After publishing some 30 short stories he dove head first into the novel and produced The Bounty Hunters in 1953. Leonard would continue writing western stories that would be adapted into feature films, like The Tall T, 3:10 to Yuma, Hombre, Valdez Is Coming, and Joe Kidd, firmly establishing his position as a serious writer. By the late sixties Leonard’s work underwent a dramatic change; he shook off the trappings of the old west and ventured into the realm of mystery and suspense. A realm that he would eventually master and influence across a multitude of mediums.
Leonard would refocus his writing, examining the dark, lurid underbelly of society with gritty descriptions of both cop and criminal, spending most of the ’70s and early ’80s honing his stark prose and developing modern memorable characters. His 1984 novel LaBrava was voted best novel by the Mystery Writers of America and won him an Edgar Award for best work of 1984. The New York Times called him the “greatest living mystery writer”, and with that he was truly on his way to mega-mystery stardom. In 1985 his novel Glitz became an international best seller and Hollywood producers became extremely interested in his work again. And thus began a near thirty year streak of successful books and screen adaptations in the form of Freaky Deaky, Killshot, Maximum Bob, and of course Get Shorty and the sequel Be Cool.
Get Shorty turned the longtime writer truly into a household name and made him what some would call an “overnight success.” The next of Leonard’s novel Rum Punch became Quentin Tarantino’s acclaimed Jackie Brown, which was followed by Steven Soderbergh’s Out of Sight in 1998. Out of Sight bears special mention as it produced one of Leonard’s most memorable characters, the sexy and determined bounty hunter Karen Sisco.

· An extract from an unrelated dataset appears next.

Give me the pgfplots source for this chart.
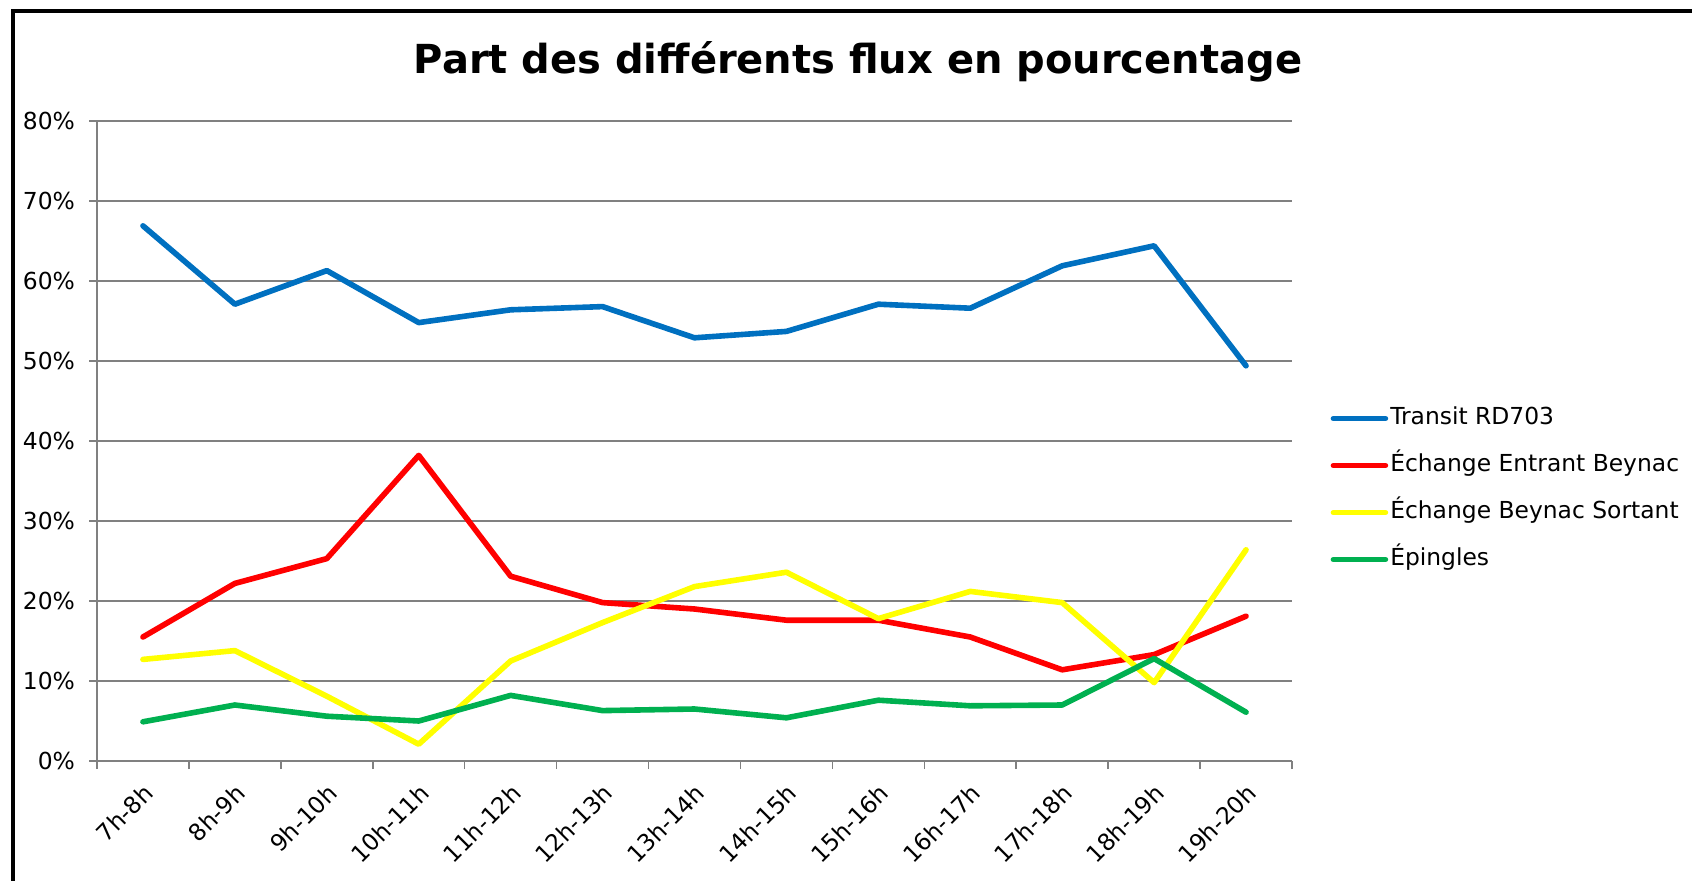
\documentclass[border=0pt]{standalone}
\usepackage{pgfplots}
\pgfplotsset{compat=1.18}
\usepackage{fontspec}
\setmainfont{DejaVu Sans}
\definecolor{cblue}{HTML}{0070C0}
\definecolor{cred}{HTML}{FF0000}
\definecolor{cyel}{HTML}{FFFF00}
\definecolor{cgreen}{HTML}{00B050}
\definecolor{gridc}{HTML}{808080}
\begin{document}
\begin{tikzpicture}[x=1pt,y=1pt]
\useasboundingbox (0,0) rectangle (846,440);
\draw[black,line width=2.2pt] (6.5,-20) -- (6.5,434.5) -- (900,434.5);
\node[font=\bfseries\fontsize{20}{24}\selectfont] at (429,409) {Part des différents flux en pourcentage};
\begin{axis}[
  at={(48.5pt,59.5pt)}, anchor=south west,
  scale only axis, width=597.5pt, height=320pt,
  xmin=-0.5, xmax=12.5, ymin=0, ymax=80,
  axis x line=bottom, axis y line=left,
  axis line style={gridc, line width=0.8pt, -},
  xtick={0,...,12},
  xticklabels={7h-8h,8h-9h,9h-10h,10h-11h,11h-12h,12h-13h,13h-14h,14h-15h,15h-16h,16h-17h,17h-18h,18h-19h,19h-20h},
  minor xtick={-0.5,0.5,...,12.5},
  ytick={0,10,...,80},
  yticklabel={\pgfmathprintnumber{\tick}\%},
  /pgf/number format/assume math mode=true,
  tick align=outside,
  major x tick style={draw=none},
  minor tick length=4pt, major tick length=4pt,
  tick style={gridc, line width=0.8pt},
  ymajorgrids, grid style={gridc, line width=0.8pt},
  ticklabel style={font=\fontsize{11.7}{14}\selectfont},
  yticklabel style={xshift=-3.5pt},
  xticklabel style={rotate=45, anchor=east, yshift=-9pt, xshift=-1.5pt},
  legend style={at={(1.032,0.556)}, anchor=north west, draw=none, fill=none,
    font=\fontsize{11.7}{14}\selectfont, row sep=10.5pt, inner sep=0pt,
    nodes={inner sep=1pt, text height=8.5pt, text depth=2.5pt}},
  legend cell align=left,
  legend image code/.code={\draw[#1, line width=2.8pt, line cap=round] (0pt,0pt) -- (26pt,0pt);},
  every axis plot/.append style={line width=2.8pt, line join=round, line cap=round, mark=none},
]
\addplot[cblue] coordinates {(0,66.9) (1,57.1) (2,61.3) (3,54.8) (4,56.4) (5,56.8) (6,52.9) (7,53.7) (8,57.1) (9,56.6) (10,61.9) (11,64.4) (12,49.4)};
\addlegendentry{Transit RD703}
\addplot[cred] coordinates {(0,15.5) (1,22.2) (2,25.3) (3,38.2) (4,23.1) (5,19.8) (6,19.0) (7,17.6) (8,17.6) (9,15.5) (10,11.4) (11,13.3) (12,18.1)};
\addlegendentry{Échange Entrant Beynac}
\addplot[cyel] coordinates {(0,12.7) (1,13.8) (2,8.1) (3,2.1) (4,12.5) (5,17.3) (6,21.8) (7,23.6) (8,17.8) (9,21.2) (10,19.8) (11,9.8) (12,26.4)};
\addlegendentry{Échange Beynac Sortant}
\addplot[cgreen] coordinates {(0,4.9) (1,7.0) (2,5.6) (3,5.0) (4,8.2) (5,6.3) (6,6.5) (7,5.4) (8,7.6) (9,6.9) (10,7.0) (11,12.8) (12,6.1)};
\addlegendentry{Épingles}
\end{axis}
\end{tikzpicture}
\end{document}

Originally played by Jennifer Lopez, the Sisco character got a TV show in 2003 where she was played by Carla Gugino, who incidentally reprised a version of the character on FX’s Justified, also from Leonard. Justified’s heroic Marshall Raylan Givens was said to have known her under her maiden name. Cisco’s popularity even earned her a follow-up novel called Road Dogs. Cisco is not Leonard’s only creation to appear in multiple mediums or cross over into other stories. Michael Keaton for example, was the first actor to play the same character, Ray Nicolette, for two different studios as he appeared in both Jackie Brown and Out of Sight.
With all this crossover it comes as no surprise that Life of Crime returns to the fertile ground that made Leonard so popular, with a story focusing on good bad guys and even worse good guys. Shot in a mere 26 days, the movie is the last film the writer was associated with before his death. Perhaps the short filming time is a testament to Leonard’s minimalist sensibilities. Shown at this year’s Toronto Film Festival and the Abu Dhabi Film Festival, the critics who have seen it hailed the film as a fun romp through a world of sleaze and cons gone wrong. The Guardian perhaps puts it best: “This is a good-natured, show-not-tell treat, almost bloodless fun to finish a bruising, brilliant festival.”
While Elmore Leonard may no longer be with us, it’s clear that his work will continue to endure and thrill mystery, and western fans, all around the world. Be sure to see Life of Crime when it comes out and remember most of all, be cool.